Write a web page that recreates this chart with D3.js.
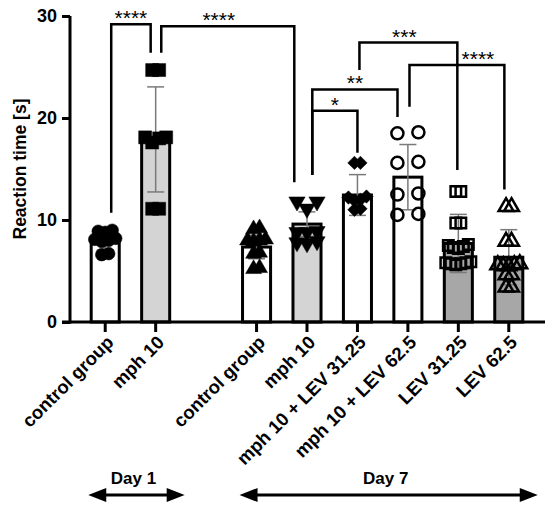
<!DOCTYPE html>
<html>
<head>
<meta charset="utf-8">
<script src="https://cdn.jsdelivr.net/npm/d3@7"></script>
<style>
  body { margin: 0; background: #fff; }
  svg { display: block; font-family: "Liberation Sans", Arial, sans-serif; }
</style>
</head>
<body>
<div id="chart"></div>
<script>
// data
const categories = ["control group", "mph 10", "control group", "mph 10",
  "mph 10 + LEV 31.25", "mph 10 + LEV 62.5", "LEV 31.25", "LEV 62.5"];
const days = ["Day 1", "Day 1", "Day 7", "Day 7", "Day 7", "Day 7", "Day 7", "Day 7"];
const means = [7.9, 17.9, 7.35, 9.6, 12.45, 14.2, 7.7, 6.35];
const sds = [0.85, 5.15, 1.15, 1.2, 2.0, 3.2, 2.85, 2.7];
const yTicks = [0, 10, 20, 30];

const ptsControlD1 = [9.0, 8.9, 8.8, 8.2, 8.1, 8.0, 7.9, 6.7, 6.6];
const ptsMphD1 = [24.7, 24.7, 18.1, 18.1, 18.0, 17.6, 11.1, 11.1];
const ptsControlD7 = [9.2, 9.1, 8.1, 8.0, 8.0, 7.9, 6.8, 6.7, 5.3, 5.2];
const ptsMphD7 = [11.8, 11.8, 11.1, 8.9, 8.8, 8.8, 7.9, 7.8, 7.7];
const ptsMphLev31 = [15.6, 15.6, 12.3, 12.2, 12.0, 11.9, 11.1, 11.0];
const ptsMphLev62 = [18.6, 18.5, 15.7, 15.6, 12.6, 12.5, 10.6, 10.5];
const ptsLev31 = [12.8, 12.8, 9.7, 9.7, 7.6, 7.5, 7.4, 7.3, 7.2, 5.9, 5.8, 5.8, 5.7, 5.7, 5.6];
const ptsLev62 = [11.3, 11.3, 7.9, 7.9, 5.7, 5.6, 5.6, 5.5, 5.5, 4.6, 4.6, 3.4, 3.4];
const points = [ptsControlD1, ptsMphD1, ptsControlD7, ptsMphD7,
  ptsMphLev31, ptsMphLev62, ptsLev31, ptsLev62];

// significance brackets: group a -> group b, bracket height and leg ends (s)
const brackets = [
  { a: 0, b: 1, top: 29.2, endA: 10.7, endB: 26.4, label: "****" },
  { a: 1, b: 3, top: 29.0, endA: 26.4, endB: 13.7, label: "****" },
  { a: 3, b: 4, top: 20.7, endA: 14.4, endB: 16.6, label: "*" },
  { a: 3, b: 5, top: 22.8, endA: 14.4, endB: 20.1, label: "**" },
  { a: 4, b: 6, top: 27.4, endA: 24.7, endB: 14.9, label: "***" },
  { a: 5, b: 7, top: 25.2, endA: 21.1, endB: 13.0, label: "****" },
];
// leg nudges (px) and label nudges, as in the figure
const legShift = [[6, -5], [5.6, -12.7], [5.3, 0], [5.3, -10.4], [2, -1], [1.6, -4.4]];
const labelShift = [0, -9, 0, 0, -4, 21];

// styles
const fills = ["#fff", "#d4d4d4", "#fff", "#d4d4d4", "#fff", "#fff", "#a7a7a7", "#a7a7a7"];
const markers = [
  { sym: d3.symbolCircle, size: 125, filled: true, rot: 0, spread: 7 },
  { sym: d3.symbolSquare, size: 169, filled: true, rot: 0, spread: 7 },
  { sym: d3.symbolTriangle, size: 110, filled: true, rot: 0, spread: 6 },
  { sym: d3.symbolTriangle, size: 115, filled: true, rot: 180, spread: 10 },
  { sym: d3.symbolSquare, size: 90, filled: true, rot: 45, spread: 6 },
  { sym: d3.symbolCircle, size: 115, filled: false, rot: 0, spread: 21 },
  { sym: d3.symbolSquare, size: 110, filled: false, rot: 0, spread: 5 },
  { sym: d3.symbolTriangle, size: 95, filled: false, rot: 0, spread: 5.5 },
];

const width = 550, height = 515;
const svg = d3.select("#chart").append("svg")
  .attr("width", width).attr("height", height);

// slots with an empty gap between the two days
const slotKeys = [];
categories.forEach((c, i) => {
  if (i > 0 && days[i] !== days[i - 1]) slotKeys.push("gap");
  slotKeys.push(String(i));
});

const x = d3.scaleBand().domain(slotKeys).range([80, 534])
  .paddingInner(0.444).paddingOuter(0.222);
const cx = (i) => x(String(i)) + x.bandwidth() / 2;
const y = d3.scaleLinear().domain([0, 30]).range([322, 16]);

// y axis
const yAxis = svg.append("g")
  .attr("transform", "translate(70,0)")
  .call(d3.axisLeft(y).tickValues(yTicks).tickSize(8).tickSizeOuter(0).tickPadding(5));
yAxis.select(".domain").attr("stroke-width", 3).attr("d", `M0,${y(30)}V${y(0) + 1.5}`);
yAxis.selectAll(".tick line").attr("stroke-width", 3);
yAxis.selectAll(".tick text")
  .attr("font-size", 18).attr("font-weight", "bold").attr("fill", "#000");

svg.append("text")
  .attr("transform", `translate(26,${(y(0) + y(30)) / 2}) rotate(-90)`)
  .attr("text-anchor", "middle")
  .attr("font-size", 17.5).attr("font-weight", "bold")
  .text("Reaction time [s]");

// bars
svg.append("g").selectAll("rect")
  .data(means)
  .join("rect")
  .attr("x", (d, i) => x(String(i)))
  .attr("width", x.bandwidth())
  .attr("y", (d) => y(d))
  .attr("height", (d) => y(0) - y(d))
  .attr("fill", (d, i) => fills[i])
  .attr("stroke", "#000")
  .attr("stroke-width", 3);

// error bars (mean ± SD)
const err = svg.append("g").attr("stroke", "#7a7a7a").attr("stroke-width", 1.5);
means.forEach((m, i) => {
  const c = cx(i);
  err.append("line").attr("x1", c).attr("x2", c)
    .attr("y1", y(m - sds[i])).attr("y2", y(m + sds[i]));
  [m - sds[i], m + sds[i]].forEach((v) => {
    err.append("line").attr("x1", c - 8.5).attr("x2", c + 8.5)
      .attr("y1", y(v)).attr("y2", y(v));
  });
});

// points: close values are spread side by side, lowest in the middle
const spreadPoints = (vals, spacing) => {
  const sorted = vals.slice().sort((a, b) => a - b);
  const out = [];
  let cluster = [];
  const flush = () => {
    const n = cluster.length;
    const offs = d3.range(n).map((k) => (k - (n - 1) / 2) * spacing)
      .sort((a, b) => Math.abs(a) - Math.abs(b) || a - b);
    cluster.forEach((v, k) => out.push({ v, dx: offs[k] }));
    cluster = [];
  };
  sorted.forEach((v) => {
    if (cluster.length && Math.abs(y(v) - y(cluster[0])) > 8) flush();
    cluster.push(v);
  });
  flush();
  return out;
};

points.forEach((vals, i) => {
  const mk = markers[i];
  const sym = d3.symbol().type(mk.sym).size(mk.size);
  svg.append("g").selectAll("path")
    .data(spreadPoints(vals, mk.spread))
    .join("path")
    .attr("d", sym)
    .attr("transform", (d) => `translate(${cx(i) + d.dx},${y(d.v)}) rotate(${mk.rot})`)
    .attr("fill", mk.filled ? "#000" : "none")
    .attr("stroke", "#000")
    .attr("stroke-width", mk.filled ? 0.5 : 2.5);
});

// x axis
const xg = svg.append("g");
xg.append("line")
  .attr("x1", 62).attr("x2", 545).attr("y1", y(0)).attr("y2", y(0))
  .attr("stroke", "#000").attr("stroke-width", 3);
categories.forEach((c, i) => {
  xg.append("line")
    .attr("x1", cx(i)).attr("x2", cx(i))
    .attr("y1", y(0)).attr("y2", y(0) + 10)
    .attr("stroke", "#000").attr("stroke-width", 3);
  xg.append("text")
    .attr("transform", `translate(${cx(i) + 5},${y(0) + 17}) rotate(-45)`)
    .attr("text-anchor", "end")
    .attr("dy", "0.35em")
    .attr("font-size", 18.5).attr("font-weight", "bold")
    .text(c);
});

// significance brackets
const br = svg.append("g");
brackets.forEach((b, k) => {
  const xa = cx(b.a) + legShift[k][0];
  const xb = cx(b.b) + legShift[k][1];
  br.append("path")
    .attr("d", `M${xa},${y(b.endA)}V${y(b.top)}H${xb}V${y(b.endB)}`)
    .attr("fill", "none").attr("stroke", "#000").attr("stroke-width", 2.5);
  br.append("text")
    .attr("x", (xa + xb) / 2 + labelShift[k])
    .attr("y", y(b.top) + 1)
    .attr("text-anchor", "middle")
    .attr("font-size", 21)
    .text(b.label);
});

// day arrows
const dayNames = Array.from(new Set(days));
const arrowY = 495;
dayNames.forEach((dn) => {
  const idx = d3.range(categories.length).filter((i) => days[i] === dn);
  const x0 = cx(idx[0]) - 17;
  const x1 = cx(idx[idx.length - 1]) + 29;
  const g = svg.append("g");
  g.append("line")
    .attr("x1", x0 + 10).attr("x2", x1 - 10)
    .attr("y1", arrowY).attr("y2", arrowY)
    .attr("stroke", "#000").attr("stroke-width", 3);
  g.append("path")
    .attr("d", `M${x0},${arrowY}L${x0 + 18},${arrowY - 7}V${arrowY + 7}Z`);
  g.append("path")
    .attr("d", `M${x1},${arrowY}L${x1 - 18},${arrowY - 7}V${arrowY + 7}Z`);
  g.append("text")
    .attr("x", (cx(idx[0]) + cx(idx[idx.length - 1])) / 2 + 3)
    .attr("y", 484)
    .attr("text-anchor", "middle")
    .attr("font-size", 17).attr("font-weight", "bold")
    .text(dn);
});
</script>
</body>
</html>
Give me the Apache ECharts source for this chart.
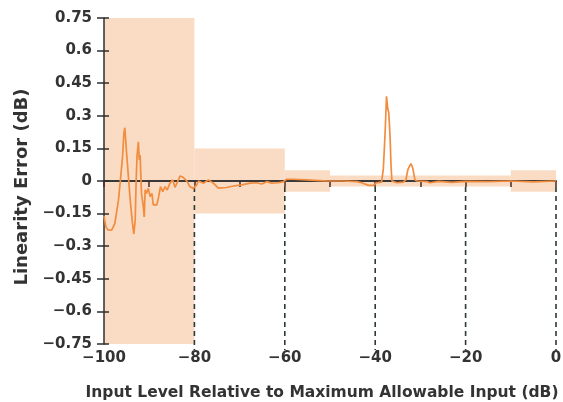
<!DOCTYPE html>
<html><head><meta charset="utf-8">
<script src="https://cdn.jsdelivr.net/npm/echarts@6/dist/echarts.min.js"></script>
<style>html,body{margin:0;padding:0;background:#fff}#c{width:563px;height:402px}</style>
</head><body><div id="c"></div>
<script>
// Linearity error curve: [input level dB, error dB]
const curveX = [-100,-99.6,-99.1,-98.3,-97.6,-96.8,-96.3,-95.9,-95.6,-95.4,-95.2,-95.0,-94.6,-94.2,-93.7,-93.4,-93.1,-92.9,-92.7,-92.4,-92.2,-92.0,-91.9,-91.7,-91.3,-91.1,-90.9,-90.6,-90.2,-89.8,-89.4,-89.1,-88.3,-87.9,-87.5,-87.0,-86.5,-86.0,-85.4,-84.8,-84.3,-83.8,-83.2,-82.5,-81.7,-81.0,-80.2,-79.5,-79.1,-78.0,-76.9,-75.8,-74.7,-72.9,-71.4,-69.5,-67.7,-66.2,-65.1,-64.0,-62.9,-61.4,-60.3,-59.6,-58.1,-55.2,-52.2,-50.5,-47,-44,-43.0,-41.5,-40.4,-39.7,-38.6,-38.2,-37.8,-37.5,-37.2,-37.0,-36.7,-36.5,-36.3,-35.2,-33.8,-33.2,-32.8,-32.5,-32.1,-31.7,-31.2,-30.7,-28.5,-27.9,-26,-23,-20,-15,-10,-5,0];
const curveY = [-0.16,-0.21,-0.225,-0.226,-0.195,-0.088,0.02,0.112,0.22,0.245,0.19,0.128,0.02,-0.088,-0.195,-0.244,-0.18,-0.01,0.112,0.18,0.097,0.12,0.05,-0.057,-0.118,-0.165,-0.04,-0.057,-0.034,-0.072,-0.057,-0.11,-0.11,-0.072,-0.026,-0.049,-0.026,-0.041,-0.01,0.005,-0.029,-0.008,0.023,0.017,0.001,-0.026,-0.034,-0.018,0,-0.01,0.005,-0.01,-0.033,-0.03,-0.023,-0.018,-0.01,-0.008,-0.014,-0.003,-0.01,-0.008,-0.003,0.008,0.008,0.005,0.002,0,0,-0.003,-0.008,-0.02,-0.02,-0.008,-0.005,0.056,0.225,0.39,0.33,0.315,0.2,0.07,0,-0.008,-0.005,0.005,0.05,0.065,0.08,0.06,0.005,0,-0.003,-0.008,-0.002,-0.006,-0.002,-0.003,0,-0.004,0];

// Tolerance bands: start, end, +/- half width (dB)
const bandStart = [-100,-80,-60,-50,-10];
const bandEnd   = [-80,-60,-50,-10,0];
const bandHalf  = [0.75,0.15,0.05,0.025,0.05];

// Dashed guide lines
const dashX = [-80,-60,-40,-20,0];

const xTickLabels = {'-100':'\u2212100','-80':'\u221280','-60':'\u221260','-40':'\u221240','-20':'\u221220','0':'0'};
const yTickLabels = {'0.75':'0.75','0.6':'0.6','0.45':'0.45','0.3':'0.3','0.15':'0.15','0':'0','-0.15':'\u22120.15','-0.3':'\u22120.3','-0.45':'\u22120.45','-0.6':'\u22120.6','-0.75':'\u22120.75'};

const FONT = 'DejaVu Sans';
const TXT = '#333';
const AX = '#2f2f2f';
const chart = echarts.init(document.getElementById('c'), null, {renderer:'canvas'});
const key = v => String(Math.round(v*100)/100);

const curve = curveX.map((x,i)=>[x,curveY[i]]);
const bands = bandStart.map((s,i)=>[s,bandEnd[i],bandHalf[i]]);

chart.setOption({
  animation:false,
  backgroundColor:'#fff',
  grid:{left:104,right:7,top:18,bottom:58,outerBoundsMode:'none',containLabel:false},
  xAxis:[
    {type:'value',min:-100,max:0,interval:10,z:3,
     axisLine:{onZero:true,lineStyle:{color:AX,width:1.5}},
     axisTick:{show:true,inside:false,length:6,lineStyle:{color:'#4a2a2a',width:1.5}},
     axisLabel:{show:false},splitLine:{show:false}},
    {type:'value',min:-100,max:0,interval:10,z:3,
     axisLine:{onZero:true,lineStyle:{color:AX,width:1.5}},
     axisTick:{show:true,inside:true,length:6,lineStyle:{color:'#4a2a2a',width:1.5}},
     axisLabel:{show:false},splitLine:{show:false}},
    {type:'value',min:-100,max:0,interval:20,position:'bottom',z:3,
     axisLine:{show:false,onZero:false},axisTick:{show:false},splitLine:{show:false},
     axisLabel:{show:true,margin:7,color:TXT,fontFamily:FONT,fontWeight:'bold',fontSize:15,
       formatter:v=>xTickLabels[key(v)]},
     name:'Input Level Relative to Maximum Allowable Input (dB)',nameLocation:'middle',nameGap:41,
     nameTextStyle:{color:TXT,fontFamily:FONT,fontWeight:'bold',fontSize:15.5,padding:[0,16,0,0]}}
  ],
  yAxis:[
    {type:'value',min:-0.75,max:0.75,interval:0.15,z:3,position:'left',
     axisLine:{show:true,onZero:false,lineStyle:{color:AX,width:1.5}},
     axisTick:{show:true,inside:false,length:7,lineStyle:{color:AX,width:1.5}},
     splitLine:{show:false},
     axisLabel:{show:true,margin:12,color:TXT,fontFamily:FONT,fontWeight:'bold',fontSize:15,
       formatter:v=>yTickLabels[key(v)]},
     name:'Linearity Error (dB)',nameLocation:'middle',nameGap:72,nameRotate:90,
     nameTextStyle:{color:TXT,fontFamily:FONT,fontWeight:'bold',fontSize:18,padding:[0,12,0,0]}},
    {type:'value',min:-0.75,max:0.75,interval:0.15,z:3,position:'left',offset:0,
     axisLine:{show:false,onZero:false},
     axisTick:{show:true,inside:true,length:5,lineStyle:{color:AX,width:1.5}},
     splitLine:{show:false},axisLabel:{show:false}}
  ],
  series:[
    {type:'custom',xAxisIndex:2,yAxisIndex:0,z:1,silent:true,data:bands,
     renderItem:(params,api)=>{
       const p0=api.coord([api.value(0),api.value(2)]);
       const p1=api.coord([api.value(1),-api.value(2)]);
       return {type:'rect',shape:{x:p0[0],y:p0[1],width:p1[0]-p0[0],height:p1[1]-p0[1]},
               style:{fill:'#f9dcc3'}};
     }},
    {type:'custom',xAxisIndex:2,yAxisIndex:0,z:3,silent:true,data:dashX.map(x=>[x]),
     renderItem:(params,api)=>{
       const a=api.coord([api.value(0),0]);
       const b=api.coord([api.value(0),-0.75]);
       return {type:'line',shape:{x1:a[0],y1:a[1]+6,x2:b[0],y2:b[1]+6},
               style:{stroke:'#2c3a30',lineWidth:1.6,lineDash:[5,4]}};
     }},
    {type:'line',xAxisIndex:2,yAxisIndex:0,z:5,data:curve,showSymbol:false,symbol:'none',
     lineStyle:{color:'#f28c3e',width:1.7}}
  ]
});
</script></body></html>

──────────

### WORK INSTRUCTIONS
Every line from the top of the entries through the line that holds "ptsMphLev31, ptsMphLev62, ptsLev31, ptsLev62];" is to be quoted exactly, please, and nothing else; omit the pictures.

### WRITTEN SOLUTION
Write a web page that recreates this chart with D3.js.
<!DOCTYPE html>
<html>
<head>
<meta charset="utf-8">
<script src="https://cdn.jsdelivr.net/npm/d3@7"></script>
<style>
  body { margin: 0; background: #fff; }
  svg { display: block; font-family: "Liberation Sans", Arial, sans-serif; }
</style>
</head>
<body>
<div id="chart"></div>
<script>
// data
const categories = ["control group", "mph 10", "control group", "mph 10",
  "mph 10 + LEV 31.25", "mph 10 + LEV 62.5", "LEV 31.25", "LEV 62.5"];
const days = ["Day 1", "Day 1", "Day 7", "Day 7", "Day 7", "Day 7", "Day 7", "Day 7"];
const means = [7.9, 17.9, 7.35, 9.6, 12.45, 14.2, 7.7, 6.35];
const sds = [0.85, 5.15, 1.15, 1.2, 2.0, 3.2, 2.85, 2.7];
const yTicks = [0, 10, 20, 30];

const ptsControlD1 = [9.0, 8.9, 8.8, 8.2, 8.1, 8.0, 7.9, 6.7, 6.6];
const ptsMphD1 = [24.7, 24.7, 18.1, 18.1, 18.0, 17.6, 11.1, 11.1];
const ptsControlD7 = [9.2, 9.1, 8.1, 8.0, 8.0, 7.9, 6.8, 6.7, 5.3, 5.2];
const ptsMphD7 = [11.8, 11.8, 11.1, 8.9, 8.8, 8.8, 7.9, 7.8, 7.7];
const ptsMphLev31 = [15.6, 15.6, 12.3, 12.2, 12.0, 11.9, 11.1, 11.0];
const ptsMphLev62 = [18.6, 18.5, 15.7, 15.6, 12.6, 12.5, 10.6, 10.5];
const ptsLev31 = [12.8, 12.8, 9.7, 9.7, 7.6, 7.5, 7.4, 7.3, 7.2, 5.9, 5.8, 5.8, 5.7, 5.7, 5.6];
const ptsLev62 = [11.3, 11.3, 7.9, 7.9, 5.7, 5.6, 5.6, 5.5, 5.5, 4.6, 4.6, 3.4, 3.4];
const points = [ptsControlD1, ptsMphD1, ptsControlD7, ptsMphD7,
  ptsMphLev31, ptsMphLev62, ptsLev31, ptsLev62];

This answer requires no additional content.